Justice Department Faces Renewed Scrutiny After Disputed Epstein Document Rekindles Questions of Transparency
WASHINGTON — The Justice Department is facing mounting criticism after acknowledging that a controversial document connected to the Jeffrey Epstein case — and recently released among thousands of pages of records — was determined by the FBI to be fake, raising new questions about the department’s handling of one of the most sensitive investigations in recent memory.
The document in question, a purported letter allegedly sent by Epstein to Larry Nassar, the former Olympic gymnastics doctor convicted of sexually abusing hundreds of young athletes, surfaced publicly after being included in a large batch of Epstein-related files released earlier this year. The letter contained explicit language and referenced unnamed powerful figures, prompting immediate public outrage and widespread online speculation.

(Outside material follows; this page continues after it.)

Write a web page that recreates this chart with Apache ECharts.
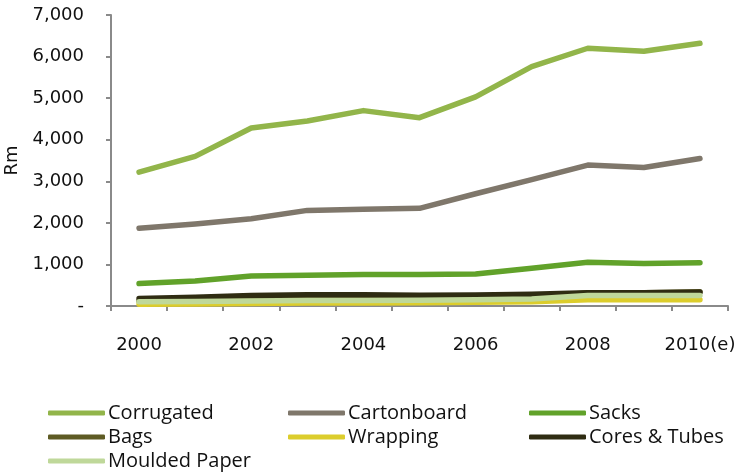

The progressive media outlet Midas Touch Network first reported on the letter, emphasizing at the time that its authenticity had not been established. According to the outlet, the document had been submitted years earlier for forensic handwriting analysis following Epstein’s death in federal custody in 2019. However, the results of that analysis have never been made public.
Shortly after Midas Touch contacted the Justice Department for comment, officials initially said they were reviewing the matter. Within hours, the department responded again, stating that the FBI had previously determined the letter to be fraudulent, citing discrepancies such as a Virginia postmark and inconsistencies in the return address.
That explanation has only intensified scrutiny. Critics, including legal analysts and survivors’ advocates, are asking why a document deemed fake was retained for years in federal files and ultimately released to the public without clarification or contextual warning.

“If this letter was irrelevant and inauthentic, why was it preserved, and why was it released alongside authentic documents?” wrote Roger Sollenberger, a journalist who has closely followed the case. “Are other records unreliable? And if so, how would the public know?”
The controversy has struck a particularly painful chord with Epstein survivors. Ashley Rebitzer, an Epstein survivor and longtime advocate, condemned the department’s handling of the disclosure.
“Someone put false information into a case file involving the sexual abuse of children,” Rebitzer said in a statement. “That should terrify everyone. If anyone in government created, altered, or knowingly released fake records, that is a betrayal of survivors and a corruption of justice.”
Justice Department officials have not publicly addressed why the letter remained in the case file for years, nor whether a forensic handwriting analysis was ever completed. Records indicate that such an analysis was planned around 2020, but no findings have been released.
Former federal prosecutor and legal analyst Harry Litman said the episode reflects either extraordinary incompetence or a deliberate effort to undermine confidence in the broader disclosure of Epstein-related records.

“The noncompliance is so extreme that those are really the only two explanations,” Litman said in an interview. “What’s most troubling is the impact on victims — people who have waited years for transparency, only to be thrown back into confusion.”
Litman and others also questioned the department’s claim that processing the Epstein materials was an overwhelming task. Officials have said that hundreds of thousands of documents were reviewed by large teams of lawyers and FBI personnel. But veteran prosecutors note that federal investigations often involve far larger volumes of records handled by far smaller teams.
The timing has also fueled suspicion. Versions of the disputed letter were referenced in public records obtained by the Associated Press as early as 2023, raising questions about why authentication issues were not resolved long before the recent release.
For the Justice Department, already under intense political pressure over its handling of high-profile investigations, the episode has become a flashpoint. Critics argue that releasing disputed materials without explanation risks eroding public trust not only in the Epstein disclosures, but in the department’s credibility more broadly.
As demands grow for answers — including who inserted the document into federal files, when the FBI reached its conclusion, and why the public was not informed sooner — the department has remained largely silent. For survivors and the public alike, that silence has only deepened the sense that the full truth of the Epstein case remains frustratingly out of reach.